** Start of DATA SECTION **
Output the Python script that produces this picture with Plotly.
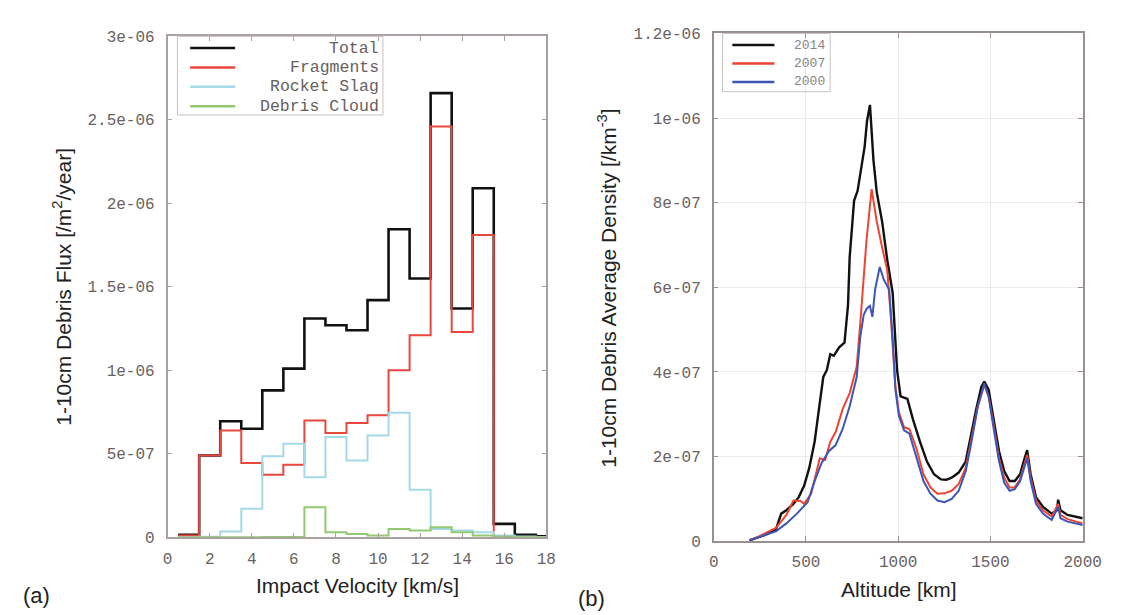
import plotly.graph_objects as go

# ---------------- data: panel (a) ----------------
velocity_bins = [1, 2, 3, 4, 5, 6, 7, 8, 9, 10, 11, 12, 13, 14, 15, 16, 17, 18]  # bin centres [km/s]
bin_width = 1.0
flux_total = [1.5e-8, 4.9e-7, 6.95e-7, 6.5e-7, 8.8e-7, 1.01e-6, 1.31e-6, 1.27e-6, 1.24e-6,
              1.42e-6, 1.845e-6, 1.55e-6, 2.66e-6, 1.37e-6, 2.09e-6, 8.0e-8, 1.5e-8, 5e-9]
flux_fragments = [1.0e-8, 4.9e-7, 6.4e-7, 4.45e-7, 3.75e-7, 4.35e-7, 7.0e-7, 6.25e-7, 6.85e-7,
                  7.3e-7, 1.0e-6, 1.21e-6, 2.46e-6, 1.23e-6, 1.81e-6, 3e-9, 2e-9, 1e-9]
flux_rocket_slag = [0.0, 3e-9, 3.5e-8, 1.7e-7, 4.85e-7, 5.6e-7, 3.6e-7, 6.0e-7, 4.6e-7,
                    6.1e-7, 7.45e-7, 2.85e-7, 5e-8, 4e-8, 3e-8, 1e-8, 5e-9, 0.0]
flux_debris_cloud = [0.0, 0.0, 0.0, 0.0, 1e-9, 2e-9, 1.8e-7, 3e-8, 2e-8,
                     1e-8, 5e-8, 4e-8, 6e-8, 3e-8, 1e-8, 5e-9, 0.0, 0.0]
series_a = ["Total", "Fragments", "Rocket Slag", "Debris Cloud"]

# ---------------- data: panel (b) ----------------
alt_2014 = [194, 240, 280, 337, 366, 394, 432, 461, 490, 518, 547, 575, 594, 613, 632, 651, 680, 709,
            728, 737, 761, 780, 799, 818, 831, 847, 866, 884, 913, 941, 970, 994, 1013, 1032, 1050,
            1080, 1118, 1156, 1194, 1232, 1261, 1290, 1328, 1366, 1394, 1423, 1451, 1467, 1490, 1518,
            1547, 1575, 1604, 1632, 1661, 1680, 1699, 1718, 1747, 1785, 1832, 1861, 1867, 1880, 1918, 2000]
dens_2014 = [0.02, 0.08, 0.15, 0.27, 0.65, 0.73, 0.88, 1.04, 1.31, 1.73, 2.35, 3.27, 3.88, 4.04, 4.42,
             4.38, 4.58, 4.69, 5.58, 6.71, 8.05, 8.28, 8.86, 9.32, 9.93, 10.31, 9.0, 8.24, 7.55, 6.64,
             5.87, 4.04, 3.42, 3.38, 3.36, 2.88, 2.35, 1.88, 1.58, 1.46, 1.45, 1.5, 1.62, 1.88, 2.5,
             3.12, 3.65, 3.77, 3.58, 2.88, 2.12, 1.65, 1.42, 1.42, 1.58, 1.88, 2.15, 1.58, 1.04, 0.81,
             0.65, 0.73, 0.98, 0.73, 0.62, 0.54]
alt_2007 = [194, 240, 280, 337, 394, 432, 470, 490, 528, 556, 575, 604, 632, 661, 699, 737, 775, 794,
            810, 828, 856, 870, 884, 913, 941, 960, 985, 1004, 1032, 1061, 1099, 1137, 1175, 1213,
            1251, 1290, 1328, 1366, 1394, 1432, 1467, 1490, 1518, 1547, 1575, 1604, 1632, 1661, 1699,
            1718, 1747, 1785, 1832, 1867, 1880, 1918, 2000]
dens_2007 = [0.02, 0.1, 0.19, 0.31, 0.62, 0.96, 0.95, 0.88, 1.12, 1.58, 1.96, 1.92, 2.35, 2.58, 3.12,
             3.5, 4.12, 5.12, 6.0, 7.1, 8.32, 7.9, 7.55, 6.94, 6.4, 5.3, 3.65, 3.04, 2.69, 2.65, 2.19,
             1.58, 1.27, 1.12, 1.13, 1.19, 1.35, 1.73, 2.35, 3.19, 3.69, 3.42, 2.73, 1.96, 1.5, 1.27,
             1.27, 1.46, 2.04, 1.5, 0.96, 0.73, 0.58, 0.88, 0.62, 0.52, 0.42]
alt_2000 = [194, 240, 280, 337, 394, 451, 509, 547, 585, 623, 661, 699, 737, 775, 794, 813, 830, 847,
            860, 875, 900, 922, 951, 970, 985, 1004, 1032, 1061, 1099, 1137, 1175, 1213, 1251, 1290,
            1328, 1366, 1394, 1432, 1467, 1490, 1518, 1547, 1575, 1604, 1632, 1661, 1699, 1718, 1747,
            1785, 1832, 1867, 1880, 1918, 2000]
dens_2000 = [0.02, 0.08, 0.15, 0.23, 0.42, 0.65, 0.92, 1.42, 1.85, 2.12, 2.27, 2.65, 3.19, 3.88, 4.81,
             5.35, 5.5, 5.56, 5.3, 5.95, 6.48, 6.18, 5.95, 4.8, 3.58, 2.96, 2.62, 2.54, 1.96, 1.42,
             1.12, 0.96, 0.92, 1.0, 1.19, 1.65, 2.27, 3.19, 3.73, 3.42, 2.65, 1.88, 1.38, 1.19, 1.23,
             1.42, 1.96, 1.42, 0.88, 0.65, 0.5, 0.81, 0.54, 0.46, 0.38]
dens_scale = 1e-7
series_b = ["2014", "2007", "2000"]

ticks_a_x = [0, 2, 4, 6, 8, 10, 12, 14, 16, 18]
ticks_a_y = [0, 5e-7, 1e-6, 1.5e-6, 2e-6, 2.5e-6, 3e-6]
ticks_a_y_text = ["0", "5e-07", "1e-06", "1.5e-06", "2e-06", "2.5e-06", "3e-06"]
ticks_b_x = [0, 500, 1000, 1500, 2000]
ticks_b_y = [0, 2e-7, 4e-7, 6e-7, 8e-7, 1e-6, 1.2e-6]
ticks_b_y_text = ["0", "2e-07", "4e-07", "6e-07", "8e-07", "1e-06", "1.2e-06"]

# ---------------- styling ----------------
W, H = 1124, 615
def fx(px): return px / W
def fy(py): return 1 - py / H

colors_a = ["#111111", "#e8473d", "#a6d9e8", "#93c972"]
widths_a = [2.6, 2.0, 2.0, 2.0]
colors_b = ["#111111", "#ee4433", "#3d56b5"]
widths_b = [2.4, 2.0, 2.0]

MONO = "Liberation Mono, Courier New, monospace"
SANS = "Liberation Sans, Arial, sans-serif"
TICKCOL = "#6a6262"
BOXCOL = "#aaa0a0"

fig = go.Figure()

edges = [c - bin_width / 2 for c in velocity_bins] + [velocity_bins[-1] + bin_width / 2]
for name, vals, col, w in zip(series_a, [flux_total, flux_fragments, flux_rocket_slag, flux_debris_cloud],
                              colors_a, widths_a):
    fig.add_trace(go.Scatter(x=edges, y=list(vals) + [vals[-1]], mode="lines", line_shape="hv",
                             line=dict(color=col, width=w), name=name, showlegend=False,
                             xaxis="x", yaxis="y"))

for name, alts, dens, col, w in zip(series_b, [alt_2014, alt_2007, alt_2000],
                                    [dens_2014, dens_2007, dens_2000], colors_b, widths_b):
    fig.add_trace(go.Scatter(x=alts, y=[d * dens_scale for d in dens], mode="lines",
                             line=dict(color=col, width=w), name=name, showlegend=False,
                             xaxis="x2", yaxis="y2"))

axis_common = dict(showline=True, mirror="ticks", linewidth=1.5,
                   ticks="inside", ticklen=5, zeroline=False,
                   tickfont=dict(family=MONO, size=16, color=TICKCOL))

fig.update_layout(
    width=W, height=H, margin=dict(l=0, r=0, t=0, b=0),
    paper_bgcolor="white", plot_bgcolor="white", showlegend=False,
    xaxis=dict(domain=[fx(158), fx(545)], range=[0, 18], tickvals=ticks_a_x, showgrid=False,
               anchor="y", linecolor=BOXCOL, tickcolor=BOXCOL, ticklabelstandoff=6, **axis_common),
    yaxis=dict(domain=[fy(538), fy(22)], range=[0, 3e-6], tickvals=ticks_a_y, ticktext=ticks_a_y_text,
               showgrid=False, anchor="x", linecolor=BOXCOL, tickcolor=BOXCOL, ticklabelstandoff=8,
               **axis_common),
    xaxis2=dict(domain=[fx(716), fx(1093)], range=[0, 2000], tickvals=ticks_b_x, showgrid=True,
                gridcolor="#ebebeb", anchor="y2", linecolor="#9a9090", tickcolor="#9a9090",
                ticklabelstandoff=5, **axis_common),
    yaxis2=dict(domain=[fy(542), fy(19)], range=[0, 1.2e-6], tickvals=ticks_b_y, ticktext=ticks_b_y_text,
                showgrid=True, gridcolor="#ebebeb", anchor="x2", linecolor="#9a9090", tickcolor="#9a9090",
                ticklabelstandoff=8, **axis_common),
)

shapes = []
annotations = []

# legend (a)
shapes.append(dict(type="rect", xref="paper", yref="paper", x0=fx(168), x1=fx(378), y0=fy(103), y1=fy(22),
                   line=dict(color="#c8c0c0", width=1)))
for i, (name, col) in enumerate(zip(series_a, colors_a)):
    ry = 34 + i * 20
    shapes.append(dict(type="line", xref="paper", yref="paper", x0=fx(181), x1=fx(227), y0=fy(ry), y1=fy(ry),
                       line=dict(color=col, width=2.5)))
    annotations.append(dict(text=name, xref="paper", yref="paper", x=fx(376), y=fy(ry), xanchor="right",
                            yanchor="middle", showarrow=False,
                            font=dict(family=MONO, size=16.5, color="#666060")))

# legend (b)
shapes.append(dict(type="rect", xref="paper", yref="paper", x0=fx(725), x1=fx(835), y0=fy(79), y1=fy(19),
                   line=dict(color="#c8c0c0", width=1)))
for i, (name, col) in enumerate(zip(series_b, colors_b)):
    ry = 31 + i * 19
    shapes.append(dict(type="line", xref="paper", yref="paper", x0=fx(735), x1=fx(778), y0=fy(ry), y1=fy(ry),
                       line=dict(color=col, width=2.5)))
    annotations.append(dict(text=name, xref="paper", yref="paper", x=fx(832), y=fy(ry), xanchor="right",
                            yanchor="middle", showarrow=False,
                            font=dict(family=MONO, size=13, color="#8a8484")))

# axis titles and panel labels
def label(text, px, py, size=21, angle=0):
    return dict(text=text, xref="paper", yref="paper", x=fx(px), y=fy(py), xanchor="center",
                yanchor="middle", textangle=angle, showarrow=False,
                font=dict(family=SANS, size=size, color="#222"))

annotations += [
    label("1-10cm Debris Flux [/m<sup>2</sup>/year]", 50, 280, angle=-90),
    label("Impact Velocity [km/s]", 352, 588),
    label("1-10cm Debris Average Density [/km<sup>-3</sup>]", 607, 282, angle=-90),
    label("Altitude [km]", 905, 592),
    label("(a)", 24, 598, size=22),
    label("(b)", 591, 601, size=22),
]

fig.update_layout(shapes=shapes, annotations=annotations)
fig.write_html("out.html")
** End of DATA SECTION **
● **AIM OF THE TASK**:
Go from the first line of the listing to the line holding "import plotly.graph_objects as go" and, please, transcribe those lines exactly, both included, with no pictures.

● **EXERCISE RESPONSE**:
Output the Python script that produces this picture with Plotly.
import plotly.graph_objects as go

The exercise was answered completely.